Your output must be the lines below from the line containing "Recreate this image" to the line containing "from matplotlib.lines import Line2D", both lines included, reproduced exactly and without pictures.

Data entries
>> start

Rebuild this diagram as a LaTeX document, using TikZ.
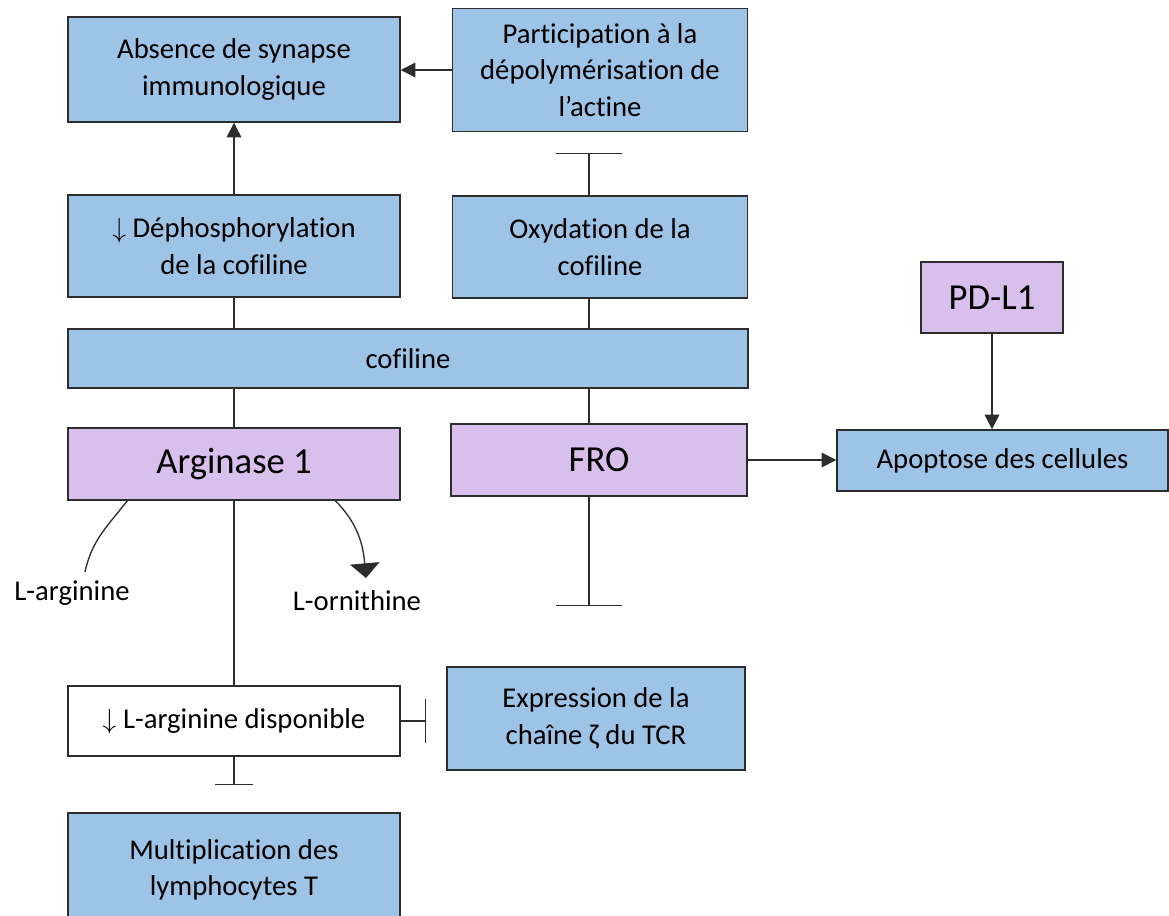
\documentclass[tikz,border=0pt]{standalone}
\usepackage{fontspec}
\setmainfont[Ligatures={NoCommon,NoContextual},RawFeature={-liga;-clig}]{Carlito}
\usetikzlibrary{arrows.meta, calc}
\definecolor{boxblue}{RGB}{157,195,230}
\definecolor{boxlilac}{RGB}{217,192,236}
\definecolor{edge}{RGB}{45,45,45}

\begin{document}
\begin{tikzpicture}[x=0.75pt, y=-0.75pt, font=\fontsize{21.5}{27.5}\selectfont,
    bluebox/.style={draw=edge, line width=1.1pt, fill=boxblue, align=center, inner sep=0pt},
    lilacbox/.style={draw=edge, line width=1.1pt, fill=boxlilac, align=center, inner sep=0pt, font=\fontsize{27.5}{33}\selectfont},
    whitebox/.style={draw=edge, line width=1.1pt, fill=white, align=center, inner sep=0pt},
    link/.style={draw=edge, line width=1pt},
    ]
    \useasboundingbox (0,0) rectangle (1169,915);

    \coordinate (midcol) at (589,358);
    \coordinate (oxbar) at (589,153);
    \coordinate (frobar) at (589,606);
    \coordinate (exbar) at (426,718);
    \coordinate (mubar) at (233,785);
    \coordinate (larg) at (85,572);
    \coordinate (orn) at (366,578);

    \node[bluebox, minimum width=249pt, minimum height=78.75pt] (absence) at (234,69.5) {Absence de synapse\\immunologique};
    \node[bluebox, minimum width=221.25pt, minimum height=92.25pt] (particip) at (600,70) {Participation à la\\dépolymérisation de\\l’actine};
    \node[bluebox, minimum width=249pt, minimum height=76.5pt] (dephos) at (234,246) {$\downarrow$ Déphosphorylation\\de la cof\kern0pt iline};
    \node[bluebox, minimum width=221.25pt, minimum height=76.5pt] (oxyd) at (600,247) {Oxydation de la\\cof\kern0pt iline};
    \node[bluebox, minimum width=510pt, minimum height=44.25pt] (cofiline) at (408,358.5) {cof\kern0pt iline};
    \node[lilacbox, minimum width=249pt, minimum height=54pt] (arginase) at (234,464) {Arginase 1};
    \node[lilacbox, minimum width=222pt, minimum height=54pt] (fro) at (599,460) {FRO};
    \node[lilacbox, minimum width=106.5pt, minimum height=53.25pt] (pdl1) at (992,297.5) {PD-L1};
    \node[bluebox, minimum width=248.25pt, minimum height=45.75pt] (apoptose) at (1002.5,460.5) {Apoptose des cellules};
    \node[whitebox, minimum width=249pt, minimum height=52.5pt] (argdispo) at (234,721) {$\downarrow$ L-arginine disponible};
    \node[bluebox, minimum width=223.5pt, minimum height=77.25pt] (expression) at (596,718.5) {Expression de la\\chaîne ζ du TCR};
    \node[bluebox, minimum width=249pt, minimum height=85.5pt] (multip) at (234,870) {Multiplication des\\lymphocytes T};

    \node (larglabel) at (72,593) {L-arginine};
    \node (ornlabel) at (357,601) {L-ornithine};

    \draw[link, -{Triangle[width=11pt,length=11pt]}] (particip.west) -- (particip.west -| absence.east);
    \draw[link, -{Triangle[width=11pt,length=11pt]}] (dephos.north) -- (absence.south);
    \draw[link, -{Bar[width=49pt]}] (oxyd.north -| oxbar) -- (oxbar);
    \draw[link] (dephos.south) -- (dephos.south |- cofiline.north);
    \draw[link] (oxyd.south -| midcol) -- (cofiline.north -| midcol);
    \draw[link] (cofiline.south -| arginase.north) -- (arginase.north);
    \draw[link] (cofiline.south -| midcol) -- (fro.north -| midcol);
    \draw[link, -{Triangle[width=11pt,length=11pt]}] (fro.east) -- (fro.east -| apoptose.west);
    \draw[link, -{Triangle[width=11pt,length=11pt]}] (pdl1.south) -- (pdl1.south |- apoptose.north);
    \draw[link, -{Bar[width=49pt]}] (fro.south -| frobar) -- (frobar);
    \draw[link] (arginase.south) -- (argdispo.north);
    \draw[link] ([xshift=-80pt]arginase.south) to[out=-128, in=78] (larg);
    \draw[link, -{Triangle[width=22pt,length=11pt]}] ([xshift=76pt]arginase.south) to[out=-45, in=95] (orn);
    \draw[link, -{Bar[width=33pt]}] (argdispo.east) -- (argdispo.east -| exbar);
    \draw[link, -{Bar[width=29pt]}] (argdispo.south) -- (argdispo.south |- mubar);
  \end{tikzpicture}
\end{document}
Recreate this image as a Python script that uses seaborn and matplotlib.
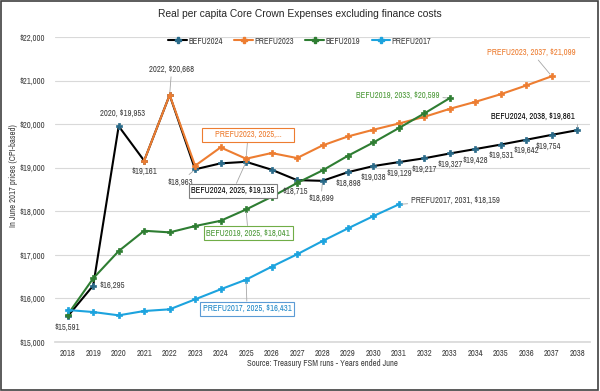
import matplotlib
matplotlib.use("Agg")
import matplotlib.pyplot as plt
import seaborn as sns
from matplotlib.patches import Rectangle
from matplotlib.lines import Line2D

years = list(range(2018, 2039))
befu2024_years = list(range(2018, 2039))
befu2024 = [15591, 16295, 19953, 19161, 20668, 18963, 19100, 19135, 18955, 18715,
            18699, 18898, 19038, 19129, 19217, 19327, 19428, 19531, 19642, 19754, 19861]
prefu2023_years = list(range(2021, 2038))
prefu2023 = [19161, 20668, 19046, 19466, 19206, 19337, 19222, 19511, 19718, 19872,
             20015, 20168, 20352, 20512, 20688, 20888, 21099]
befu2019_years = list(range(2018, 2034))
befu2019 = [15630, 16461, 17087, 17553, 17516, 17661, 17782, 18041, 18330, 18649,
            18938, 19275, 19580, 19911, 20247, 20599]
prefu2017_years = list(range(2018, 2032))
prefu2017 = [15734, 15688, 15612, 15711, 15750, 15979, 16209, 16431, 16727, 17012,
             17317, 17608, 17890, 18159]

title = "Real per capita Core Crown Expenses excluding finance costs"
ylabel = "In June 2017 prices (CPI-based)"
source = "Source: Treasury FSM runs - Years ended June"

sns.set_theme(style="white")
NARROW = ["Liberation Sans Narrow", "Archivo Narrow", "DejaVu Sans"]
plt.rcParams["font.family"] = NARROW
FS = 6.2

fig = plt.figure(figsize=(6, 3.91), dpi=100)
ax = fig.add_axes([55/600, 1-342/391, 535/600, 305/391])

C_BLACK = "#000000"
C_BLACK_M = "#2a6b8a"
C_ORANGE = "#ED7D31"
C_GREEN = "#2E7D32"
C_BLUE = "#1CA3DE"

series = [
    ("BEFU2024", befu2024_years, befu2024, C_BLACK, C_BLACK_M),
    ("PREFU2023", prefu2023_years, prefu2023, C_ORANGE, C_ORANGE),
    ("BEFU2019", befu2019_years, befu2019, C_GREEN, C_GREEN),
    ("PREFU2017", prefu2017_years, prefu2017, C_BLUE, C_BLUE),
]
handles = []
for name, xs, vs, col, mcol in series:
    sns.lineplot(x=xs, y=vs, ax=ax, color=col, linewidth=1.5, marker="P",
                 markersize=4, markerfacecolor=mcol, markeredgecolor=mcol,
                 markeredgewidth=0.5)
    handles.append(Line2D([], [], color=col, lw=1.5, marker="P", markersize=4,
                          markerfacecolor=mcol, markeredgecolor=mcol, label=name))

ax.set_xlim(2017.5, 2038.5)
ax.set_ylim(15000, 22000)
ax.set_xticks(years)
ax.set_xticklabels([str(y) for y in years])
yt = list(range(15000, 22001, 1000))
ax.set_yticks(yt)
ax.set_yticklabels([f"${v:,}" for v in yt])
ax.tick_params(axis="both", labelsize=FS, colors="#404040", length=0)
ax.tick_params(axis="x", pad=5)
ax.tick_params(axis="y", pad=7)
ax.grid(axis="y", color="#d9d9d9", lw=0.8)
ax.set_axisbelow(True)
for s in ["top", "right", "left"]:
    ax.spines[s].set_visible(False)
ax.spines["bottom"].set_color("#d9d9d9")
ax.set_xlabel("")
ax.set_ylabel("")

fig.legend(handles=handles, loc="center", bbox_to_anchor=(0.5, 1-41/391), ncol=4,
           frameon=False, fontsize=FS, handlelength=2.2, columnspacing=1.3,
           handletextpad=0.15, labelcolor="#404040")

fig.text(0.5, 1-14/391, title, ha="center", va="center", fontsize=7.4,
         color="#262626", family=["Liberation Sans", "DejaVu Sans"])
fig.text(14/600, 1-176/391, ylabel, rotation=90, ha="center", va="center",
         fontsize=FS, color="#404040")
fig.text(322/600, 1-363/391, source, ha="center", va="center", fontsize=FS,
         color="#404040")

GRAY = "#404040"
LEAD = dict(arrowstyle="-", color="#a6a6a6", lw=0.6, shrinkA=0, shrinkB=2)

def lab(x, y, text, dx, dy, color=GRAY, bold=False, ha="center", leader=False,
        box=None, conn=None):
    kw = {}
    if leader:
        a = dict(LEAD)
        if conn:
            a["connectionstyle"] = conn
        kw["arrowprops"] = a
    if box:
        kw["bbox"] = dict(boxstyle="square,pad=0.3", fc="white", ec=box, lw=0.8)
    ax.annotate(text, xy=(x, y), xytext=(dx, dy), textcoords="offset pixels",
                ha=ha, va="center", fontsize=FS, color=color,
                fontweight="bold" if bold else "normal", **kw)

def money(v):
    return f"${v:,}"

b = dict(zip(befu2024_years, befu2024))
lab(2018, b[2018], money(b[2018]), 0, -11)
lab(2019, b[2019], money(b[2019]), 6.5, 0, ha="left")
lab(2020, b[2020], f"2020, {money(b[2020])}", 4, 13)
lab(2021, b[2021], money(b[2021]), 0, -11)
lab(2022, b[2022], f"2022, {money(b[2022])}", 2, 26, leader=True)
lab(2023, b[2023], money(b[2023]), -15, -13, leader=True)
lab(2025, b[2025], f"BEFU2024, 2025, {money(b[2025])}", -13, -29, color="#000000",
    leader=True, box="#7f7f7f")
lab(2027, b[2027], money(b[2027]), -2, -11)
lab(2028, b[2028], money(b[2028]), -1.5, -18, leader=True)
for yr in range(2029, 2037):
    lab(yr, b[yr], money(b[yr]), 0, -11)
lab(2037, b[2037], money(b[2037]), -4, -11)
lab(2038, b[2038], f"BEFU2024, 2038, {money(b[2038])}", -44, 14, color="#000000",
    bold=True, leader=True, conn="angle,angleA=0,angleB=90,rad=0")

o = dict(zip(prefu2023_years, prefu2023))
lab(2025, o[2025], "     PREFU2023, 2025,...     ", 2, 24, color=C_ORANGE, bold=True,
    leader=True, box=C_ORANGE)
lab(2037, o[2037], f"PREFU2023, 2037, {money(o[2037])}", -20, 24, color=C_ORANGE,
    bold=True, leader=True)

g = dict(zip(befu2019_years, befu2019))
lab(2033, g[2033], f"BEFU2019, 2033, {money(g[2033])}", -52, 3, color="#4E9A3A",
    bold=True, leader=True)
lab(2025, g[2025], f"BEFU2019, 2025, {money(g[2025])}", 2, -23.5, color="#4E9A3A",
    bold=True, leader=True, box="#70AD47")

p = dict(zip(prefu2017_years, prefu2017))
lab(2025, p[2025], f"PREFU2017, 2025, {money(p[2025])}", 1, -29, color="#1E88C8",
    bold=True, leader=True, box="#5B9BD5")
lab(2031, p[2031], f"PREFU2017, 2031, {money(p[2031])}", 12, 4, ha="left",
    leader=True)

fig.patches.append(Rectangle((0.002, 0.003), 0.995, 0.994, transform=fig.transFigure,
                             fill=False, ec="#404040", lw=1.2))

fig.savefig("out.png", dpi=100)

>> end

> _Finished answer_
Recreate this image as a Python script that uses seaborn and matplotlib.
import matplotlib
matplotlib.use("Agg")
import matplotlib.pyplot as plt
import seaborn as sns
from matplotlib.patches import Rectangle
from matplotlib.lines import Line2D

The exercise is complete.